GIVEN INFORMATION:
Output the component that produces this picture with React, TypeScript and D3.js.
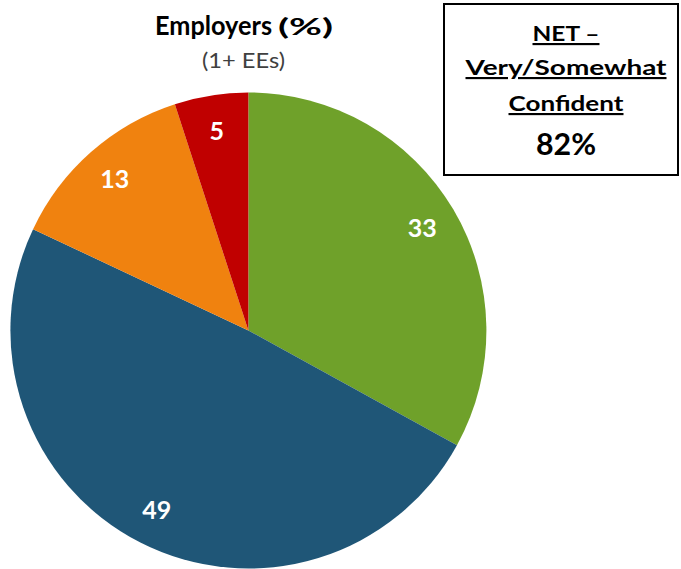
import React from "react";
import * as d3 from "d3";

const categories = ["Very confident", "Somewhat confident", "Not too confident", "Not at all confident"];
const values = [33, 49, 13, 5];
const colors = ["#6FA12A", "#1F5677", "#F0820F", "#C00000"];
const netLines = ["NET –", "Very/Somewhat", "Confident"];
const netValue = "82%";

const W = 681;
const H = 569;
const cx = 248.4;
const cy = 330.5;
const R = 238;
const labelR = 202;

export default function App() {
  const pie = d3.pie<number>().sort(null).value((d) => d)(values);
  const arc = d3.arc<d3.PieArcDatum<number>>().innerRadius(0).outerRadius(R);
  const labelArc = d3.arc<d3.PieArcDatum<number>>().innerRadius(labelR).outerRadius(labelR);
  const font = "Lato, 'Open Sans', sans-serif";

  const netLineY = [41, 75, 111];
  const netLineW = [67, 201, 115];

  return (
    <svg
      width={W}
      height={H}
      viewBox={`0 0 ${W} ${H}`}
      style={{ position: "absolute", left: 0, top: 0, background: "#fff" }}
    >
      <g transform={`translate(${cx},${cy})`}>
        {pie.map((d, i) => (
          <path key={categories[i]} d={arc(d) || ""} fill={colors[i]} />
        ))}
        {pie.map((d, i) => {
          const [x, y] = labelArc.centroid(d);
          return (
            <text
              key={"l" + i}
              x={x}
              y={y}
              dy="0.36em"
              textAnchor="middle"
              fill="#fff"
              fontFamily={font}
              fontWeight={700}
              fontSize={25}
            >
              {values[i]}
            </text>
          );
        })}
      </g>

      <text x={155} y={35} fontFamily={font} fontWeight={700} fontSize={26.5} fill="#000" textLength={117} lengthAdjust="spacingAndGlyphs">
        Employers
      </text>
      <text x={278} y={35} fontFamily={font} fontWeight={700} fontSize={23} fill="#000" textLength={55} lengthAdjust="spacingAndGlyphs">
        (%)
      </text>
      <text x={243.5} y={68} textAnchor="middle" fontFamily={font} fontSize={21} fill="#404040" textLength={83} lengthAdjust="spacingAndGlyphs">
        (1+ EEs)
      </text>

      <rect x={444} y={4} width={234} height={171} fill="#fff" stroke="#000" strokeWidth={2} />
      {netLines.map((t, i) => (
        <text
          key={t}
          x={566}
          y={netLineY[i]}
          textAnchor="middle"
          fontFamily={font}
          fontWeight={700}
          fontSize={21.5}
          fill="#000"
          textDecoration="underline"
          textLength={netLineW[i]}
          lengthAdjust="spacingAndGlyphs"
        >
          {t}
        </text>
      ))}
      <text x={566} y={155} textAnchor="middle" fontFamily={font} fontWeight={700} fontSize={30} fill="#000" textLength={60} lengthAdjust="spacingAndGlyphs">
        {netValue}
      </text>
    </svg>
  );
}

INSTRUCTIONS FOR THE TASK: Leave out the pictures and retype every line above exactly.

FULL SOLUTION:
Output the component that produces this picture with React, TypeScript and D3.js.
import React from "react";
import * as d3 from "d3";

const categories = ["Very confident", "Somewhat confident", "Not too confident", "Not at all confident"];
const values = [33, 49, 13, 5];
const colors = ["#6FA12A", "#1F5677", "#F0820F", "#C00000"];
const netLines = ["NET –", "Very/Somewhat", "Confident"];
const netValue = "82%";

const W = 681;
const H = 569;
const cx = 248.4;
const cy = 330.5;
const R = 238;
const labelR = 202;

export default function App() {
  const pie = d3.pie<number>().sort(null).value((d) => d)(values);
  const arc = d3.arc<d3.PieArcDatum<number>>().innerRadius(0).outerRadius(R);
  const labelArc = d3.arc<d3.PieArcDatum<number>>().innerRadius(labelR).outerRadius(labelR);
  const font = "Lato, 'Open Sans', sans-serif";

  const netLineY = [41, 75, 111];
  const netLineW = [67, 201, 115];

  return (
    <svg
      width={W}
      height={H}
      viewBox={`0 0 ${W} ${H}`}
      style={{ position: "absolute", left: 0, top: 0, background: "#fff" }}
    >
      <g transform={`translate(${cx},${cy})`}>
        {pie.map((d, i) => (
          <path key={categories[i]} d={arc(d) || ""} fill={colors[i]} />
        ))}
        {pie.map((d, i) => {
          const [x, y] = labelArc.centroid(d);
          return (
            <text
              key={"l" + i}
              x={x}
              y={y}
              dy="0.36em"
              textAnchor="middle"
              fill="#fff"
              fontFamily={font}
              fontWeight={700}
              fontSize={25}
            >
              {values[i]}
            </text>
          );
        })}
      </g>

      <text x={155} y={35} fontFamily={font} fontWeight={700} fontSize={26.5} fill="#000" textLength={117} lengthAdjust="spacingAndGlyphs">
        Employers
      </text>
      <text x={278} y={35} fontFamily={font} fontWeight={700} fontSize={23} fill="#000" textLength={55} lengthAdjust="spacingAndGlyphs">
        (%)
      </text>
      <text x={243.5} y={68} textAnchor="middle" fontFamily={font} fontSize={21} fill="#404040" textLength={83} lengthAdjust="spacingAndGlyphs">
        (1+ EEs)
      </text>

      <rect x={444} y={4} width={234} height={171} fill="#fff" stroke="#000" strokeWidth={2} />
      {netLines.map((t, i) => (
        <text
          key={t}
          x={566}
          y={netLineY[i]}
          textAnchor="middle"
          fontFamily={font}
          fontWeight={700}
          fontSize={21.5}
          fill="#000"
          textDecoration="underline"
          textLength={netLineW[i]}
          lengthAdjust="spacingAndGlyphs"
        >
          {t}
        </text>
      ))}
      <text x={566} y={155} textAnchor="middle" fontFamily={font} fontWeight={700} fontSize={30} fill="#000" textLength={60} lengthAdjust="spacingAndGlyphs">
        {netValue}
      </text>
    </svg>
  );
}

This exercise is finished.